OVHcloud indique désormais évaluer ses procédures de validation sur ces appareils, notamment pour ce qui concerne l'envoi et la validation des commandes exécutées, afin de les renforcer. Espérons que la généralisation d'IPv6 sur les services critiques fera aussi partie des actions prévues.
Un problème, ça peut arriver, quoi qu’en disent les yakafokons
Stéphane Bortzmeyer tient de son côté à remettre les pendules à l’heure : oui OVHcloud a planté, mais cela peut arriver : « un réseau de la taille de celui d'OVH est un objet socio-technique très complexe et qu'il est très difficile de prévoir les conséquences d'une action (ici, la maintenance) ». Il reprend ensuite le tweet de Shnoulle : « Même planifiés, testés et vérifiés : l'erreur est toujours possible. En effet : les tests ne pourront jamais tout couvrir ».

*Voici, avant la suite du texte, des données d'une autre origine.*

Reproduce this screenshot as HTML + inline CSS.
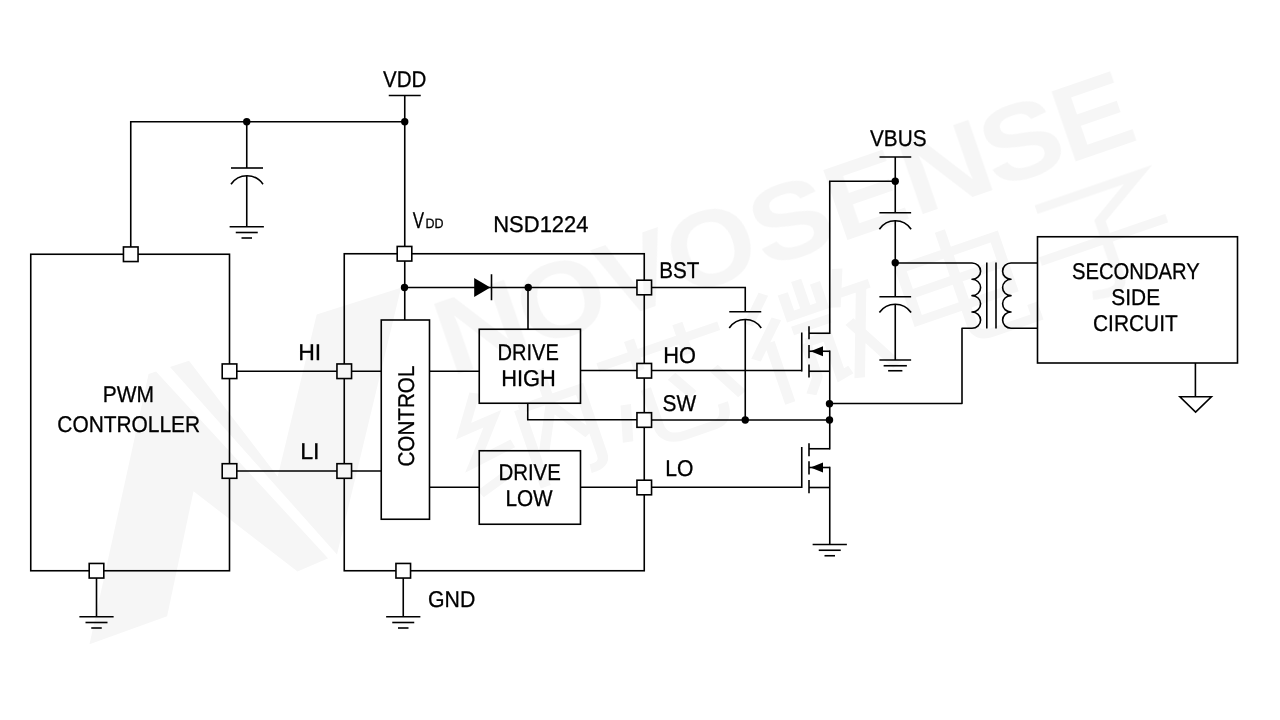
<!DOCTYPE html>
<html><head><meta charset="utf-8"><title>NSD1224</title>
<style>
html,body{margin:0;padding:0;background:#fff;}
body{width:1280px;height:720px;overflow:hidden;font-family:"Liberation Sans",sans-serif;}
svg{display:block;will-change:transform;}
</style></head><body>
<svg width="1280" height="720" viewBox="0 0 1280 720" font-family="'Liberation Sans', sans-serif">
<rect width="1280" height="720" fill="#fff"/>
<g fill="none" stroke="#000" stroke-width="1.6" stroke-linecap="butt" stroke-linejoin="miter">
<rect x="30.75" y="254.25" width="198.75" height="316.5"/>
<rect x="344.25" y="253.75" width="300" height="317"/>
<rect x="381.25" y="320" width="48.25" height="199.25"/>
<rect x="479.25" y="329.25" width="101.25" height="74"/>
<rect x="479.25" y="450.75" width="101.25" height="73.5"/>
<rect x="1037.5" y="236.75" width="200" height="126.25"/>
<path d="M130.75 254L130.75 121.75L404.75 121.75"/>
<path d="M388.75 95.5L420.75 95.5"/>
<path d="M404.75 95.5L404.75 320"/>
<path d="M246.75 121.75L246.75 168"/>
<path d="M231.0 168L263.0 168"/><path d="M231.0 184.25A19.31 19.31 0 0 1 263.0 184.25"/>
<path d="M246.75 175.75L246.75 226.75"/>
<path d="M229.625 226.75L263.875 226.75"/><path d="M235.75 232.5L257.75 232.5"/><path d="M241.5 238.0L252.0 238.0"/>
<path d="M96.5 570.75L96.5 616.75"/>
<path d="M79.375 616.75L113.625 616.75"/><path d="M85.5 622.5L107.5 622.5"/><path d="M91.25 628.0L101.75 628.0"/>
<path d="M403.25 570.75L403.25 616.75"/>
<path d="M386.125 616.75L420.375 616.75"/><path d="M392.25 622.5L414.25 622.5"/><path d="M398.0 628.0L408.5 628.0"/>
<path d="M229.5 371.25L381.25 371.25"/>
<path d="M229.5 471L381.25 471"/>
<path d="M404.5 287.5L644.25 287.5"/>
<path d="M491.5 274.25L491.5 300.25"/>
<path d="M528 287.5L528 329.25"/>
<path d="M429.5 371.25L479.25 371.25"/>
<path d="M580.5 370.5L801.75 370.5"/>
<path d="M429.5 487.25L479.25 487.25"/>
<path d="M580.5 487.25L801.75 487.25"/>
<path d="M527.75 403.25L527.75 419.75L644 419.75"/>
<path d="M644 420L829.75 420"/>
<path d="M644 287.5L745.25 287.5L745.25 311.75"/>
<path d="M729.25 311.75L761.25 311.75"/><path d="M729.25 328.0A19.31 19.31 0 0 1 761.25 328.0"/>
<path d="M745.25 319.5L745.25 420"/>
<path d="M801.75 332.5L801.75 371.5"/><path d="M809 326.25L809 339.25"/><path d="M809 345L809 358.25"/><path d="M809 364.5L809 377.5"/><path d="M809 333.25L829.75 333.25"/><path d="M809 351.25L829.75 351.25"/><path d="M809 371.25L829.75 371.25"/><path d="M810.5 351.25L823 346.35L823 356.15Z" fill="#000" stroke="none"/>
<path d="M801.75 447L801.75 488"/><path d="M809 443.25L809 456.25"/><path d="M809 461.25L809 474.5"/><path d="M809 480L809 493.25"/><path d="M809 448.75L829.75 448.75"/><path d="M809 467.5L829.75 467.5"/><path d="M809 487.5L829.75 487.5"/><path d="M810.5 467.5L823 462.6L823 472.4Z" fill="#000" stroke="none"/>
<path d="M829.75 334L829.75 181.25L895.25 181.25"/>
<path d="M829.75 350.5L829.75 449.5"/>
<path d="M829.75 466.75L829.75 544.5"/>
<path d="M812.625 544.5L846.875 544.5"/><path d="M818.75 550.25L840.75 550.25"/><path d="M824.5 555.75L835.0 555.75"/>
<path d="M879.5 157L911.25 157"/>
<path d="M895.25 157L895.25 212.75"/>
<path d="M879.375 212.75L911.125 212.75"/><path d="M879.375 229.25A19.07 19.07 0 0 1 911.125 229.25"/>
<path d="M895.25 220.75L895.25 296.75"/>
<path d="M879.375 296.75L911.125 296.75"/><path d="M879.375 312.5A19.40 19.40 0 0 1 911.125 312.5"/>
<path d="M895.25 304.25L895.25 360"/>
<path d="M879.375 360L911.125 360"/><path d="M883.625 365.75L906.875 365.75"/><path d="M888.125 370.75L902.375 370.75"/>
<path d="M895.25 263H972a8.6 8.16 0 0 1 0 16.32a8.6 8.16 0 0 1 0 16.32a8.6 8.16 0 0 1 0 16.32a8.6 8.16 0 0 1 0 16.32H962V403.5H829.75" stroke-linejoin="round"/>
<path d="M986.8 262.5L986.8 328.5"/>
<path d="M996 262.5L996 328.5"/>
<path d="M1037.5 263H1011a8.4 8.16 0 0 0 0 16.32a8.4 8.16 0 0 0 0 16.32a8.4 8.16 0 0 0 0 16.32a8.4 8.16 0 0 0 0 16.32H1037.5" stroke-linejoin="round"/>
<path d="M1195.4 363L1195.4 396.7"/>
<path d="M1179.9 396.7L1211.4 396.7L1195.6 412.1Z" fill="#fff"/>
</g>
<path d="M474.2 278.0L490.3 287.6L474.2 297.1Z" fill="#000"/>
<circle cx="246.75" cy="121.75" r="3.7" fill="#000"/>
<circle cx="404.75" cy="121.75" r="3.7" fill="#000"/>
<circle cx="404.5" cy="287.5" r="3.7" fill="#000"/>
<circle cx="528.25" cy="287.5" r="3.7" fill="#000"/>
<circle cx="745.25" cy="420" r="3.7" fill="#000"/>
<circle cx="829.5" cy="420" r="3.7" fill="#000"/>
<circle cx="829.5" cy="403.75" r="3.7" fill="#000"/>
<circle cx="895.25" cy="181.25" r="3.7" fill="#000"/>
<circle cx="895.25" cy="262.75" r="3.7" fill="#000"/>
<rect x="123.45" y="246.95" width="14.6" height="14.6" fill="#fff" stroke="#000" stroke-width="1.6"/>
<rect x="222.20" y="363.95" width="14.6" height="14.6" fill="#fff" stroke="#000" stroke-width="1.6"/>
<rect x="222.20" y="463.70" width="14.6" height="14.6" fill="#fff" stroke="#000" stroke-width="1.6"/>
<rect x="89.20" y="563.45" width="14.6" height="14.6" fill="#fff" stroke="#000" stroke-width="1.6"/>
<rect x="397.20" y="246.45" width="14.6" height="14.6" fill="#fff" stroke="#000" stroke-width="1.6"/>
<rect x="336.95" y="363.95" width="14.6" height="14.6" fill="#fff" stroke="#000" stroke-width="1.6"/>
<rect x="336.95" y="463.70" width="14.6" height="14.6" fill="#fff" stroke="#000" stroke-width="1.6"/>
<rect x="395.95" y="563.45" width="14.6" height="14.6" fill="#fff" stroke="#000" stroke-width="1.6"/>
<rect x="636.95" y="280.20" width="14.6" height="14.6" fill="#fff" stroke="#000" stroke-width="1.6"/>
<rect x="636.95" y="363.45" width="14.6" height="14.6" fill="#fff" stroke="#000" stroke-width="1.6"/>
<rect x="636.95" y="412.70" width="14.6" height="14.6" fill="#fff" stroke="#000" stroke-width="1.6"/>
<rect x="636.95" y="480.20" width="14.6" height="14.6" fill="#fff" stroke="#000" stroke-width="1.6"/>
<g fill="#000" stroke="#000" stroke-width="0.3" stroke-linejoin="round" text-rendering="geometricPrecision">
<text x="383.05" y="87" font-size="22.8" textLength="43.35" lengthAdjust="spacingAndGlyphs">VDD</text>
<text x="493.24" y="232.2" font-size="22.8" textLength="95.32" lengthAdjust="spacingAndGlyphs">NSD1224</text>
<text x="102.79" y="402" font-size="22.8" textLength="51.32" lengthAdjust="spacingAndGlyphs">PWM</text>
<text x="57.29" y="432" font-size="22.8" textLength="142.89" lengthAdjust="spacingAndGlyphs">CONTROLLER</text>
<text x="298.18" y="359.5" font-size="22.8" textLength="23.04" lengthAdjust="spacingAndGlyphs">HI</text>
<text x="300.18" y="459.25" font-size="22.8" textLength="19.41" lengthAdjust="spacingAndGlyphs">LI</text>
<text x="497.45" y="359.5" font-size="22.8" textLength="61.33" lengthAdjust="spacingAndGlyphs">DRIVE</text>
<text x="501.22" y="385.5" font-size="22.8" textLength="54.61" lengthAdjust="spacingAndGlyphs">HIGH</text>
<text x="498.38" y="480" font-size="22.8" textLength="62.47" lengthAdjust="spacingAndGlyphs">DRIVE</text>
<text x="505.4" y="506.25" font-size="22.8" textLength="47.29" lengthAdjust="spacingAndGlyphs">LOW</text>
<text x="428.0" y="607" font-size="22.8" textLength="47.24" lengthAdjust="spacingAndGlyphs">GND</text>
<text x="659.13" y="277.5" font-size="22.8" textLength="40.2" lengthAdjust="spacingAndGlyphs">BST</text>
<text x="663.36" y="363.25" font-size="22.8" textLength="32.67" lengthAdjust="spacingAndGlyphs">HO</text>
<text x="662.55" y="411.25" font-size="22.8" textLength="33.66" lengthAdjust="spacingAndGlyphs">SW</text>
<text x="665.37" y="475.75" font-size="22.8" textLength="28.15" lengthAdjust="spacingAndGlyphs">LO</text>
<text x="870.0" y="145.5" font-size="22.8" textLength="56.52" lengthAdjust="spacingAndGlyphs">VBUS</text>
<text x="1072.02" y="279.3" font-size="22.8" textLength="127.66" lengthAdjust="spacingAndGlyphs">SECONDARY</text>
<text x="1111.34" y="305.1" font-size="22.8" textLength="48.76" lengthAdjust="spacingAndGlyphs">SIDE</text>
<text x="1093.0" y="331.4" font-size="22.8" textLength="84.74" lengthAdjust="spacingAndGlyphs">CIRCUIT</text>
<text x="412.79" y="228" font-size="22.8" textLength="11.34" lengthAdjust="spacingAndGlyphs">V</text>
<text x="425.51" y="228" font-size="13.6" textLength="18.0" lengthAdjust="spacingAndGlyphs">DD</text>
<text transform="translate(413.5 465.6) rotate(-90)" x="-1.00" y="0" font-size="22.8" textLength="101.0" lengthAdjust="spacingAndGlyphs">CONTROL</text>
</g>
<g opacity="0.037" fill="#000"><path fill-rule="evenodd" d="M148.6 374L189 360.8L277.7 476.6L316.7 314.4L401 287.8L337 554.4L297.5 571.4L193.5 491.2L167.1 616.3L89.5 644.3ZM156 371.6L170 367L337 554.4L328 558.3Z"/><g font-weight="bold" font-size="108.4" transform="translate(438 381) rotate(-19)"><text x="13.1" y="-0.5" textLength="90.9" lengthAdjust="spacingAndGlyphs">N</text><text x="98.8" y="-0.5" textLength="88.4" lengthAdjust="spacingAndGlyphs">O</text><text x="185.2" y="-0.5" textLength="73.5" lengthAdjust="spacingAndGlyphs">V</text><text x="257.3" y="-0.5" textLength="88.4" lengthAdjust="spacingAndGlyphs">O</text><text x="345.5" y="-0.5" textLength="80.2" lengthAdjust="spacingAndGlyphs">S</text><text x="425.2" y="-0.5" textLength="77.3" lengthAdjust="spacingAndGlyphs">E</text><text x="504.3" y="-0.5" textLength="90.7" lengthAdjust="spacingAndGlyphs">N</text><text x="589.5" y="-0.5" textLength="80.2" lengthAdjust="spacingAndGlyphs">S</text><text x="666.7" y="-0.5" textLength="76.4" lengthAdjust="spacingAndGlyphs">E</text></g><path transform="translate(527.0 432.2) rotate(-19) scale(1.42 1.2) translate(-50 -50)" d="M24 5L8 32L30 30L8 60L38 55M5 86L38 74M50 30V98M50 30H95V88Q95 97 84 96M72 4V35L57 70M72 35L91 68" fill="none" stroke="#000" stroke-width="7.5"/><path transform="translate(670.8 382.9) rotate(-19) scale(1.42 1.2) translate(-50 -50)" d="M5 18H95M32 5V32M68 5V32M15 55L8 85M32 48V80Q32 95 48 95H70Q80 95 80 80M52 45L62 65M82 50L95 78" fill="none" stroke="#000" stroke-width="7.5"/><path transform="translate(814.5 333.7) rotate(-19) scale(1.42 1.2) translate(-50 -50)" d="M25 5L8 25M28 28L5 55M18 45V98M38 10V30H62V10M50 3V30M36 42H64M42 55V85L34 97M42 55H58V90L66 88M80 5L70 35M74 25H98M92 25L70 97M76 50L98 97" fill="none" stroke="#000" stroke-width="7.5"/><path transform="translate(958.2 284.4) rotate(-19) scale(1.42 1.2) translate(-50 -50)" d="M15 22H85V68H15ZM15 45H85M50 3V85Q50 97 62 97H95V85" fill="none" stroke="#000" stroke-width="7.5"/><path transform="translate(1102.0 235.2) rotate(-19) scale(1.42 1.2) translate(-50 -50)" d="M12 12H88L52 38V88Q52 98 40 97L30 95M3 54H97" fill="none" stroke="#000" stroke-width="7.5"/></g>
</svg>
</body></html>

Autre précision importante, le coût : « J'utilise OVH, comme beaucoup, parce que ce n'est pas cher. Exiger une fiabilité de centrale nucléaire est irréaliste pour ce prix. S'assurer qu'un réseau fonctionne pendant 99,999 % du temps n'est pas un peu plus cher que de s'assurer qu'il fonctionne pendant 99,99 % du temps, c'est beaucoup plus cher ». Pour rappel, dans le premier cas la coupure peut être de 5,3 minutes par an, de 53 minutes dans le second.
Il faut donc choisir son hébergeur en fonction de ses besoins. Pour un site personnel ou même professionnel, on peut souvent s’accommoder d’une petite panne comme celle de ce matin tant qu’elle ne revient pas trop souvent. Par contre la situation est différente pour des sites critiques (services d’urgence par exemple).
Enfin, Stéphane Bortzmeyer s’en prend aux donneurs de leçon, les fameux « yakafokons » qui, la plupart du temps, se contentent « de proposer des process (règles bureaucratiques à suivre aveuglément, dans l'espoir d'éliminer l'humain et donc les erreurs humaines) ». Or, comme nous venons de le dire, tous les tests de la Terre ne peuvent pas anticiper à 100 % ce qui se passera lors d’un déploiement en production. Google en a récemment fait les frais.
Cet incident devrait aussi aller dans le sens de ceux qui vantent une approche multi-cloud : n'importe quel hébergeur peut rencontrer un problème grave, il faut donc assurer une redondance à travers l'un de ses concurrents pour réduire les problèmes potentiels. Mais là aussi, cela dépendra du budget prévu et de votre capacité à tolérer une panne. Des éléments à prendre en compte dans vos plans de continuité d'activité (PCA) et de reprise d'activité (PRA). Vous n'en avez pas ? C'est peut-être l'occasion de vous y mettre.
Pour OVHcloud, le problème c’est l’image de marque
Pour OVHcloud, l'essentiel était de régler rapidement le problème et de passer à autre chose, d'où cette publication le jour même. Car le timing est malheureux : l'entreprise doit entrer en bourse à la fin de la semaine et nul doute que la société se serait bien passé de faire les gros titres avec cet incident, qui renvoie certains aux souvenirs de l’incendie du mois de mars. Un accident bien plus grave, qui avait provoqué de gros dégâts avec des données définitivement perdues pour ceux qui n’avaient pas mis en place de procédure de sauvegarde.